▸ **OBJECTIVE**: Print the listing in its entirety and exactly, leaving out images.

▸ **SUPPLIED INFORMATION**:
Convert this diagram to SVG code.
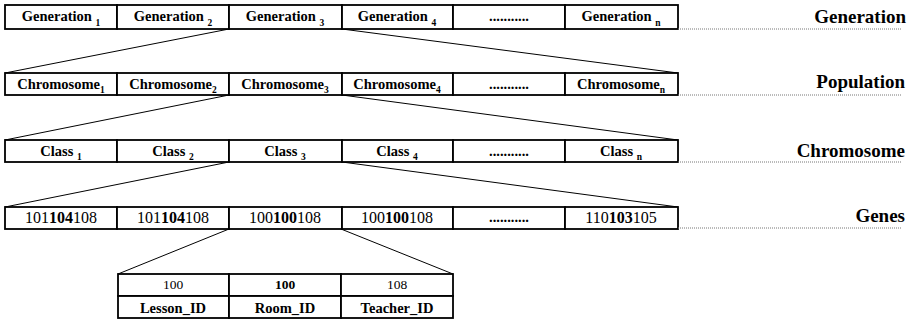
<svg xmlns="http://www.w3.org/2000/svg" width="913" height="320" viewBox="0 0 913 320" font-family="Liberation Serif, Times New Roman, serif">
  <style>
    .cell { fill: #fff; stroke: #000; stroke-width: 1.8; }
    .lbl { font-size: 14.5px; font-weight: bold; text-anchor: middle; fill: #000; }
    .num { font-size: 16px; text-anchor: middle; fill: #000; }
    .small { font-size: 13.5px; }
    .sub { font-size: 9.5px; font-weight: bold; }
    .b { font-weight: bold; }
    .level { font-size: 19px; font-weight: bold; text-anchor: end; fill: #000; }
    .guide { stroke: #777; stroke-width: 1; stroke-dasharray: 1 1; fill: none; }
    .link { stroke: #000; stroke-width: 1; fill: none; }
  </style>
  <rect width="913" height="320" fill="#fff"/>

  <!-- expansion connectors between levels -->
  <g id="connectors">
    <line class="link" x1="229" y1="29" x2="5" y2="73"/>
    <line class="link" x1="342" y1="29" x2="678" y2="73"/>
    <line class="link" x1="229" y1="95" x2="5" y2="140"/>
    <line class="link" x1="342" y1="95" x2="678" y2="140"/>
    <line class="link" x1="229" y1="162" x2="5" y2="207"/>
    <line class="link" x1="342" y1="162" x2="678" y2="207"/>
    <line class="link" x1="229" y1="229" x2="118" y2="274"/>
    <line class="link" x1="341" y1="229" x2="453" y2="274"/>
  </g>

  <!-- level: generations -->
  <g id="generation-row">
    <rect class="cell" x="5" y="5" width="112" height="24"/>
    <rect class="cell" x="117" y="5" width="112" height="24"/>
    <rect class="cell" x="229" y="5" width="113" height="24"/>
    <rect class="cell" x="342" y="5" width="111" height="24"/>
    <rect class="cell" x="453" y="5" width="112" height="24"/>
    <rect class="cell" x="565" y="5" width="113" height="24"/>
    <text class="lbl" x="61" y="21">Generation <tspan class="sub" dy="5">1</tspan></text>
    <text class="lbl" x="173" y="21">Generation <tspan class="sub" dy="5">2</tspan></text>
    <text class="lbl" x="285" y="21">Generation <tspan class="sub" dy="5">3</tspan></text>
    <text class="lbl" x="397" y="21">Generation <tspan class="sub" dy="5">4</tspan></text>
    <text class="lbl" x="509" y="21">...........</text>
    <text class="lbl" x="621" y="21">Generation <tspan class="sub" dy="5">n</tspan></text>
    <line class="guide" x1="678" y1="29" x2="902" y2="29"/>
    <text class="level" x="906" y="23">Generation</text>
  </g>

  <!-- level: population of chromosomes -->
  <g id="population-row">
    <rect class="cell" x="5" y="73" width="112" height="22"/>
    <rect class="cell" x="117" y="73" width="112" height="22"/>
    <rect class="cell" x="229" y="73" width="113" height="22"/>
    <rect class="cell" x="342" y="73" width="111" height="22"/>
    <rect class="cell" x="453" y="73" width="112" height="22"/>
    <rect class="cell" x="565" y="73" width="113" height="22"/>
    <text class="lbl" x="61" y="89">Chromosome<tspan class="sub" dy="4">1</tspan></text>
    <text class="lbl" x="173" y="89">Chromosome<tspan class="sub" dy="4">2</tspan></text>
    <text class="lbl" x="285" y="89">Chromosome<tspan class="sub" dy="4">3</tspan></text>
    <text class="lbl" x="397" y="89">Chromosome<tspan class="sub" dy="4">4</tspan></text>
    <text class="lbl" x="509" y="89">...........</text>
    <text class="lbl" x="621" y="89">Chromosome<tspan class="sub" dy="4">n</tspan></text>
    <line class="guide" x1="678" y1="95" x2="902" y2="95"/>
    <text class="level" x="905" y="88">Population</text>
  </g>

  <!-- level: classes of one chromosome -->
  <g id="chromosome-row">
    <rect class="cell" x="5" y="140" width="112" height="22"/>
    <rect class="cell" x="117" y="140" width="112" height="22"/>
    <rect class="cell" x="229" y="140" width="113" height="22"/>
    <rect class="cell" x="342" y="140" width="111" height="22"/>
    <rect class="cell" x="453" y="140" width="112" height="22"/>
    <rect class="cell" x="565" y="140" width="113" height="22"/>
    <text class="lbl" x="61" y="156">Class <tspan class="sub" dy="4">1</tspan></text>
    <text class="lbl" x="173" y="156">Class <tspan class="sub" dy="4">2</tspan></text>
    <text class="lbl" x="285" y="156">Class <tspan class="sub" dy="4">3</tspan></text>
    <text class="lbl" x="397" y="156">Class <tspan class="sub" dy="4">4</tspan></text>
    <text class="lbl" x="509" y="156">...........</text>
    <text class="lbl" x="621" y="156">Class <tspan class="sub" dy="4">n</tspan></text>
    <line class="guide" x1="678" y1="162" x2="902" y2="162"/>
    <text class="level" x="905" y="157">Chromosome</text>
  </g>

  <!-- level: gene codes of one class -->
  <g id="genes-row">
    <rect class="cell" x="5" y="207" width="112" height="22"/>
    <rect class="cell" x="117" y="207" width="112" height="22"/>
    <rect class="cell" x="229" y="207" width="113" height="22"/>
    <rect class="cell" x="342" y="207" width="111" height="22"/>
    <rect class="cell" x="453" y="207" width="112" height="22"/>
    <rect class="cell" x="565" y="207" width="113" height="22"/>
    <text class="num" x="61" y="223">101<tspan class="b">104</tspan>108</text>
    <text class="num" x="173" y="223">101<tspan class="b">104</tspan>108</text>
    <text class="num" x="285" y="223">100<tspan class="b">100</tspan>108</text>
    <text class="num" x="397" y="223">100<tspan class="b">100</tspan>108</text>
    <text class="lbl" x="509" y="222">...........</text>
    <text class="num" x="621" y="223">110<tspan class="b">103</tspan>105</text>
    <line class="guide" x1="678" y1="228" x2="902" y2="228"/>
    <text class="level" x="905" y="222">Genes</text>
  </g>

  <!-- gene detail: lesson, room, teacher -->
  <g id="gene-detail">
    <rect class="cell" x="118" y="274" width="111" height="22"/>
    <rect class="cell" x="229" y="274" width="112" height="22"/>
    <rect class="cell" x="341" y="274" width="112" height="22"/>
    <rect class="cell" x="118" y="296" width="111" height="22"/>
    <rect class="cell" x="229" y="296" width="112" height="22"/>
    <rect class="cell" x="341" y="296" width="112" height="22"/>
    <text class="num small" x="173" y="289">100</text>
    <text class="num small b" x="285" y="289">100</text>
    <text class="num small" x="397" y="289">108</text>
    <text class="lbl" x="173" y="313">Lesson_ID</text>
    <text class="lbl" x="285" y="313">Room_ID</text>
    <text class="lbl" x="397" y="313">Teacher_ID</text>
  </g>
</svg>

▸ **RESULT FOR THIS EXERCISE**:
Convert this diagram to SVG code.
<svg xmlns="http://www.w3.org/2000/svg" width="913" height="320" viewBox="0 0 913 320" font-family="Liberation Serif, Times New Roman, serif">
  <style>
    .cell { fill: #fff; stroke: #000; stroke-width: 1.8; }
    .lbl { font-size: 14.5px; font-weight: bold; text-anchor: middle; fill: #000; }
    .num { font-size: 16px; text-anchor: middle; fill: #000; }
    .small { font-size: 13.5px; }
    .sub { font-size: 9.5px; font-weight: bold; }
    .b { font-weight: bold; }
    .level { font-size: 19px; font-weight: bold; text-anchor: end; fill: #000; }
    .guide { stroke: #777; stroke-width: 1; stroke-dasharray: 1 1; fill: none; }
    .link { stroke: #000; stroke-width: 1; fill: none; }
  </style>
  <rect width="913" height="320" fill="#fff"/>

  <!-- expansion connectors between levels -->
  <g id="connectors">
    <line class="link" x1="229" y1="29" x2="5" y2="73"/>
    <line class="link" x1="342" y1="29" x2="678" y2="73"/>
    <line class="link" x1="229" y1="95" x2="5" y2="140"/>
    <line class="link" x1="342" y1="95" x2="678" y2="140"/>
    <line class="link" x1="229" y1="162" x2="5" y2="207"/>
    <line class="link" x1="342" y1="162" x2="678" y2="207"/>
    <line class="link" x1="229" y1="229" x2="118" y2="274"/>
    <line class="link" x1="341" y1="229" x2="453" y2="274"/>
  </g>

  <!-- level: generations -->
  <g id="generation-row">
    <rect class="cell" x="5" y="5" width="112" height="24"/>
    <rect class="cell" x="117" y="5" width="112" height="24"/>
    <rect class="cell" x="229" y="5" width="113" height="24"/>
    <rect class="cell" x="342" y="5" width="111" height="24"/>
    <rect class="cell" x="453" y="5" width="112" height="24"/>
    <rect class="cell" x="565" y="5" width="113" height="24"/>
    <text class="lbl" x="61" y="21">Generation <tspan class="sub" dy="5">1</tspan></text>
    <text class="lbl" x="173" y="21">Generation <tspan class="sub" dy="5">2</tspan></text>
    <text class="lbl" x="285" y="21">Generation <tspan class="sub" dy="5">3</tspan></text>
    <text class="lbl" x="397" y="21">Generation <tspan class="sub" dy="5">4</tspan></text>
    <text class="lbl" x="509" y="21">...........</text>
    <text class="lbl" x="621" y="21">Generation <tspan class="sub" dy="5">n</tspan></text>
    <line class="guide" x1="678" y1="29" x2="902" y2="29"/>
    <text class="level" x="906" y="23">Generation</text>
  </g>

  <!-- level: population of chromosomes -->
  <g id="population-row">
    <rect class="cell" x="5" y="73" width="112" height="22"/>
    <rect class="cell" x="117" y="73" width="112" height="22"/>
    <rect class="cell" x="229" y="73" width="113" height="22"/>
    <rect class="cell" x="342" y="73" width="111" height="22"/>
    <rect class="cell" x="453" y="73" width="112" height="22"/>
    <rect class="cell" x="565" y="73" width="113" height="22"/>
    <text class="lbl" x="61" y="89">Chromosome<tspan class="sub" dy="4">1</tspan></text>
    <text class="lbl" x="173" y="89">Chromosome<tspan class="sub" dy="4">2</tspan></text>
    <text class="lbl" x="285" y="89">Chromosome<tspan class="sub" dy="4">3</tspan></text>
    <text class="lbl" x="397" y="89">Chromosome<tspan class="sub" dy="4">4</tspan></text>
    <text class="lbl" x="509" y="89">...........</text>
    <text class="lbl" x="621" y="89">Chromosome<tspan class="sub" dy="4">n</tspan></text>
    <line class="guide" x1="678" y1="95" x2="902" y2="95"/>
    <text class="level" x="905" y="88">Population</text>
  </g>

  <!-- level: classes of one chromosome -->
  <g id="chromosome-row">
    <rect class="cell" x="5" y="140" width="112" height="22"/>
    <rect class="cell" x="117" y="140" width="112" height="22"/>
    <rect class="cell" x="229" y="140" width="113" height="22"/>
    <rect class="cell" x="342" y="140" width="111" height="22"/>
    <rect class="cell" x="453" y="140" width="112" height="22"/>
    <rect class="cell" x="565" y="140" width="113" height="22"/>
    <text class="lbl" x="61" y="156">Class <tspan class="sub" dy="4">1</tspan></text>
    <text class="lbl" x="173" y="156">Class <tspan class="sub" dy="4">2</tspan></text>
    <text class="lbl" x="285" y="156">Class <tspan class="sub" dy="4">3</tspan></text>
    <text class="lbl" x="397" y="156">Class <tspan class="sub" dy="4">4</tspan></text>
    <text class="lbl" x="509" y="156">...........</text>
    <text class="lbl" x="621" y="156">Class <tspan class="sub" dy="4">n</tspan></text>
    <line class="guide" x1="678" y1="162" x2="902" y2="162"/>
    <text class="level" x="905" y="157">Chromosome</text>
  </g>

  <!-- level: gene codes of one class -->
  <g id="genes-row">
    <rect class="cell" x="5" y="207" width="112" height="22"/>
    <rect class="cell" x="117" y="207" width="112" height="22"/>
    <rect class="cell" x="229" y="207" width="113" height="22"/>
    <rect class="cell" x="342" y="207" width="111" height="22"/>
    <rect class="cell" x="453" y="207" width="112" height="22"/>
    <rect class="cell" x="565" y="207" width="113" height="22"/>
    <text class="num" x="61" y="223">101<tspan class="b">104</tspan>108</text>
    <text class="num" x="173" y="223">101<tspan class="b">104</tspan>108</text>
    <text class="num" x="285" y="223">100<tspan class="b">100</tspan>108</text>
    <text class="num" x="397" y="223">100<tspan class="b">100</tspan>108</text>
    <text class="lbl" x="509" y="222">...........</text>
    <text class="num" x="621" y="223">110<tspan class="b">103</tspan>105</text>
    <line class="guide" x1="678" y1="228" x2="902" y2="228"/>
    <text class="level" x="905" y="222">Genes</text>
  </g>

  <!-- gene detail: lesson, room, teacher -->
  <g id="gene-detail">
    <rect class="cell" x="118" y="274" width="111" height="22"/>
    <rect class="cell" x="229" y="274" width="112" height="22"/>
    <rect class="cell" x="341" y="274" width="112" height="22"/>
    <rect class="cell" x="118" y="296" width="111" height="22"/>
    <rect class="cell" x="229" y="296" width="112" height="22"/>
    <rect class="cell" x="341" y="296" width="112" height="22"/>
    <text class="num small" x="173" y="289">100</text>
    <text class="num small b" x="285" y="289">100</text>
    <text class="num small" x="397" y="289">108</text>
    <text class="lbl" x="173" y="313">Lesson_ID</text>
    <text class="lbl" x="285" y="313">Room_ID</text>
    <text class="lbl" x="397" y="313">Teacher_ID</text>
  </g>
</svg>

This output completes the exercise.